Body image and body image disorders. Theoretical approach towards psychopathological features
Katarzyna Nitsch, Elżbieta Prajs, Jacek Kurpisz, Ernest Tyburski

The article presents a review of the literature about body image disorders in selected mental disorders, i.e. eating disorders, obesity, autodestructive behaviours and body dysmorphic disorder. The author defines the term of the body image, as referred to the terms: body schema and bodily self. She emphasizes the correlation between early childhood traumas and development of cognitive and emotional deformations related to the body, referring also to possibilities and limitations of therapeutic work. The first part introduces the way the body image present in literature is perceived, along with theoretical considerations on its nature, components and disorders resulting from its disturbances. Then she proc eeds to describe the characteristics and types of the body image deformities in eating disorders and obesity, emphasizing the conclusion drawn from the research, about the correlation between the body image distortion and the self-image distortion.
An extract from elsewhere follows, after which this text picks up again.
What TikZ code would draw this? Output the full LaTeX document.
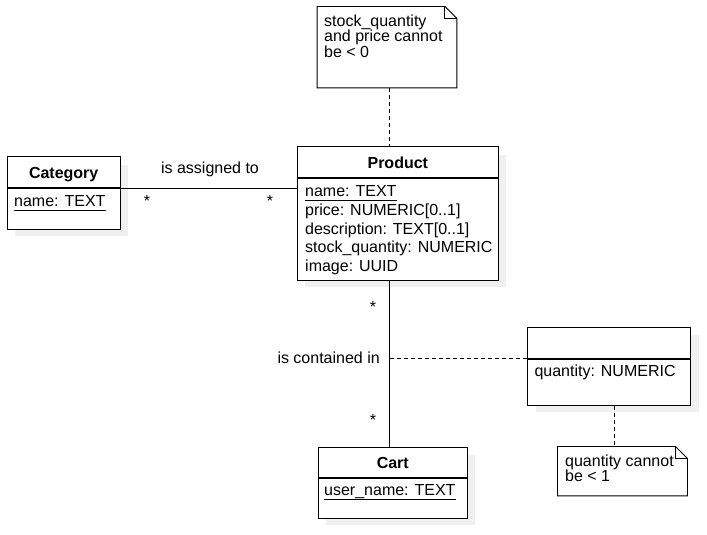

Further on, the term bodily self is discussed, which highlights the significance of specific developmental disturbances for integration and arrangement of body-related experiences. The author emphasizes the contribution of early childhood traumas to the development of one’s pathological attitude to the body, including autodestructive behaviours. Another discussed subject is dissociative defence disorder underlying the states of bodily alienation and perhaps also autodestruction (as observed in eating disorders and borderline personality). The last part presents characteristics of body dysmorphic disorder, its clinical aspects and consequences. With the final conclusion the author closes her considerations about the correlation between the body image disorders and structural aspects of personality which are subjected to psychotherapy.